A Diffusion-based Expectation-Maximization Framework for Probabilistic Traffic Data Imputation
Author(s) -
Cheng Lyu,
Constantinos Antoniou
Publication year - 2025
Publication title -
ieee internet of things journal
Language(s) - English
Resource type - Magazines
SCImago Journal Rank - 2.075
H-Index - 97
eISSN - 2327-4662
DOI - 10.1109/jiot.2025.3594996
Subject(s) - computing and processing , communication, networking and broadcast technologies
Traffic data imputation plays a crucial role in supporting the development of accurate forecasting models and the provision of reliable real-time information systems. Recent advances in generative modeling, particularly diffusion models, have introduced new solutions to probabilistic traffic data imputation, offering better understanding of imputation uncertainty compared with deterministic models and improved imputation accuracy over previous probabilistic models.
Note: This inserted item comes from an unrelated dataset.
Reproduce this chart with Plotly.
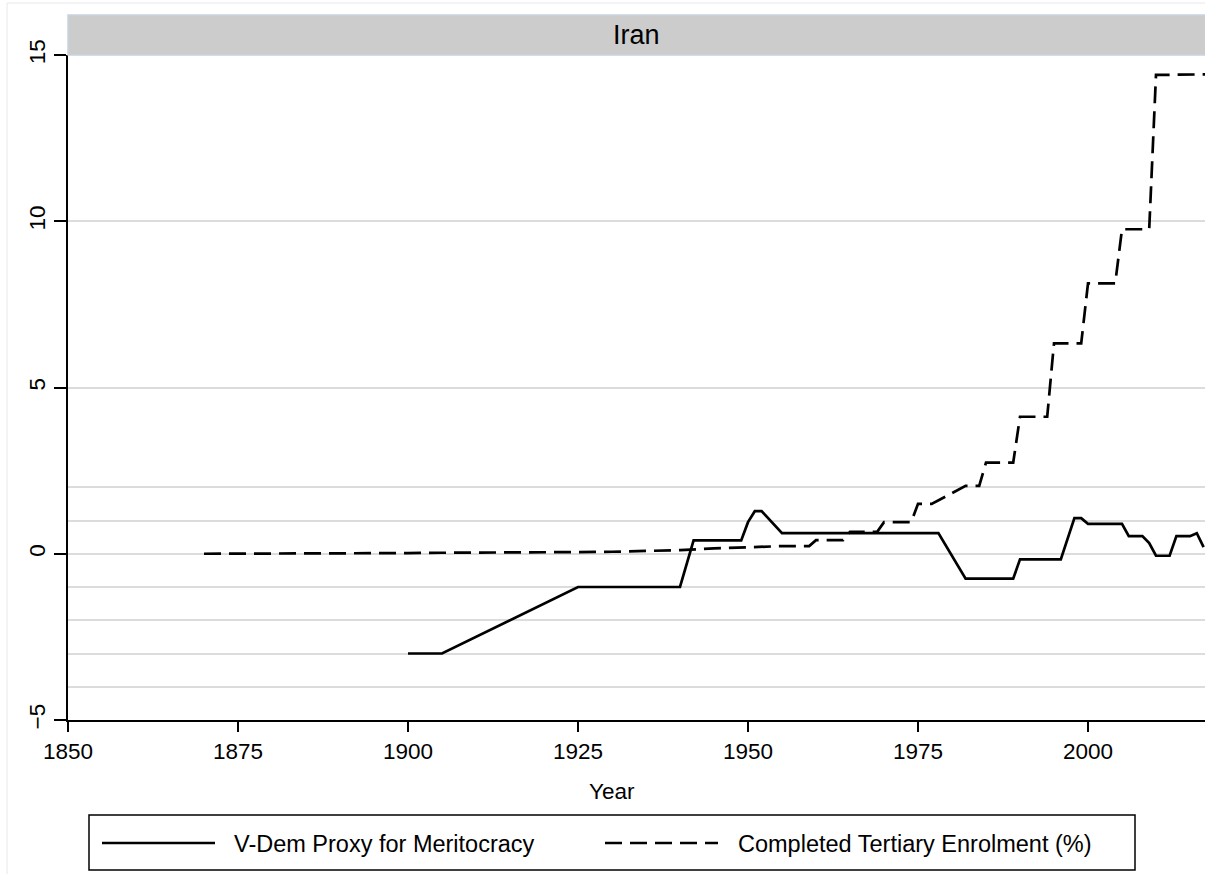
import plotly.graph_objects as go

# ---- data ----
merit_years = [1900, 1905, 1925, 1940, 1942, 1949, 1950, 1951, 1952, 1955, 1978, 1982,
               1989, 1990, 1996, 1998, 1999, 2000, 2005, 2006, 2008, 2009, 2010, 2012,
               2013, 2015, 2016, 2017]
merit_vals = [-3.0, -3.0, -1.0, -1.0, 0.40, 0.40, 0.95, 1.28, 1.28, 0.62, 0.62, -0.75,
              -0.75, -0.17, -0.17, 1.07, 1.07, 0.90, 0.90, 0.53, 0.53, 0.32, -0.06, -0.06,
              0.53, 0.53, 0.62, 0.20]

tert_years = [1870, 1880, 1890, 1900, 1905, 1910, 1915, 1920, 1925, 1930, 1935, 1940,
              1945, 1950, 1955, 1959, 1960, 1964, 1965, 1969, 1970, 1974, 1975, 1977,
              1982, 1984, 1985, 1989, 1990, 1994, 1995, 1999, 2000, 2004, 2005, 2009,
              2010, 2018]
tert_vals = [0.00, 0.00, 0.01, 0.02, 0.03, 0.03, 0.04, 0.04, 0.05, 0.06, 0.08, 0.11,
             0.16, 0.19, 0.23, 0.23, 0.41, 0.41, 0.66, 0.66, 0.95, 0.95, 1.50, 1.50,
             2.04, 2.04, 2.74, 2.74, 4.12, 4.12, 6.33, 6.33, 8.13, 8.13, 9.76, 9.76,
             14.40, 14.42]

x_ticks = [1850, 1875, 1900, 1925, 1950, 1975, 2000]
y_ticks = [-5, 0, 5, 10, 15]
y_minor_grid = [-4, -3, -2, -1, 1, 2]

panel_title = "Iran"
x_title = "Year"
name_merit = "V-Dem Proxy for Meritocracy"
name_tert = "Completed Tertiary Enrolment (%)"

FONT = "Liberation Sans, Arial, Helvetica, sans-serif"
W, H = 1205, 874
L, T = 68, 55
PW, PH = 1137, 665
R = W - L - PW
B = H - T - PH


def px(xs):
    """page x (px) -> paper x"""
    return (xs - L) / PW


def py(ys):
    """page y (px) -> paper y"""
    return (T + PH - ys) / PH


DASH = "17px,8px"

fig = go.Figure()
fig.add_trace(go.Scatter(x=merit_years, y=merit_vals, mode="lines", name=name_merit,
                         line=dict(color="black", width=2.7), showlegend=False))
fig.add_trace(go.Scatter(x=tert_years, y=tert_vals, mode="lines", name=name_tert,
                         line=dict(color="black", width=2.7, dash=DASH), showlegend=False))

shapes = []
# faint outer frame
shapes.append(dict(type="rect", xref="paper", yref="paper", x0=px(7), x1=px(1215),
                   y0=py(884), y1=py(3), line=dict(color="#e8e8e8", width=1),
                   fillcolor="rgba(0,0,0,0)", layer="below"))
# title strip
shapes.append(dict(type="rect", xref="paper", yref="paper", x0=0, x1=px(1215),
                   y0=py(55), y1=py(15), fillcolor="#cccccc",
                   line=dict(color="#c7d3df", width=1.5)))
# legend box
shapes.append(dict(type="rect", xref="paper", yref="paper", x0=px(89), x1=px(1135),
                   y0=py(870), y1=py(815), line=dict(color="black", width=1.5),
                   fillcolor="white"))
shapes.append(dict(type="line", xref="paper", yref="paper", x0=px(102), x1=px(215),
                   y0=py(843), y1=py(843), line=dict(color="black", width=2.7)))
shapes.append(dict(type="line", xref="paper", yref="paper", x0=px(605), x1=px(718),
                   y0=py(843), y1=py(843), line=dict(color="black", width=2.7, dash=DASH)))

annotations = [
    dict(text=panel_title, xref="paper", yref="paper", x=px(636.5), y=py(35),
         showarrow=False, xanchor="center", yanchor="middle",
         font=dict(family=FONT, size=27, color="black")),
    dict(text=name_merit, xref="paper", yref="paper", x=px(232), y=py(844),
         showarrow=False, xanchor="left", yanchor="middle",
         font=dict(family=FONT, size=23.5, color="black")),
    dict(text=name_tert, xref="paper", yref="paper", x=px(736), y=py(844),
         showarrow=False, xanchor="left", yanchor="middle",
         font=dict(family=FONT, size=23.5, color="black")),
    dict(text=x_title, xref="paper", yref="paper", x=px(612), y=py(791),
         showarrow=False, xanchor="center", yanchor="middle",
         font=dict(family=FONT, size=22.5, color="black")),
]

fig.update_layout(
    width=W, height=H,
    margin=dict(l=L, r=R, t=T, b=B, pad=0),
    paper_bgcolor="white", plot_bgcolor="white",
    font=dict(family=FONT, size=22.5, color="black"),
    shapes=shapes, annotations=annotations,
    showlegend=False,
    xaxis=dict(range=[1850, 1850 + PW / 6.8], tickvals=x_ticks, ticks="outside",
               ticklen=10, tickwidth=1.5, tickcolor="black", showline=True,
               linecolor="black", linewidth=1.5, showgrid=False, zeroline=False,
               tickfont=dict(family=FONT, size=22.5), fixedrange=True),
    yaxis=dict(range=[-5, 15], tickvals=y_ticks, ticks="outside", ticklen=12,
               tickwidth=1.5, tickcolor="black", tickangle=-90, showline=True,
               linecolor="black", linewidth=1.5, showgrid=True, gridcolor="#dcdcdc",
               gridwidth=2, zeroline=False, tickfont=dict(family=FONT, size=22.5),
               minor=dict(tickvals=y_minor_grid, showgrid=True, gridcolor="#dcdcdc",
                          gridwidth=2, ticks=""),
               fixedrange=True),
)

# remove the browser's default 8px page margin so the figure fills the window exactly
page_fix = ("document.body.style.margin='0';document.body.style.padding='0';"
            "document.documentElement.style.overflow='hidden';")

fig.write_html("out.html", post_script=page_fix, config={"displayModeBar": False})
Despite the success of these deep imputation models, they may suffer from performance degradation when confronted with complex missing patterns. Additionally, the artificial data corruption used in the prevalent self-supervised learning setting may not align with the missing patterns encountered in unseen test data. To address these challenges, this paper introduces a novel probabilistic approach, Diffusion-based EM framework for traffic data Imputation (DEMI), which integrates the diffusion model into the Expectation-Maximization (EM) algorithm. In contrast to existing methods, DEMI learns the underlying unconditional distribution of traffic data through the iterative EM framework, enabling both accurate imputation without requiring additional corruption of observations. It also allows conditional generation with arbitrary missing patterns, as well as unconditional generation as a data augmentation tool. The framework features a refined posterior sampling method to enhance the quality of conditional reverse sampling and incorporates a transformer-based denoising network to capture spatio-temporal dependencies. Experimental results on real-world traffic datasets demonstrate DEMI’s superior performance over state-of-the-art deterministic and probabilistic imputation models, particularly in scenarios with complicated missing patterns and pattern shifts.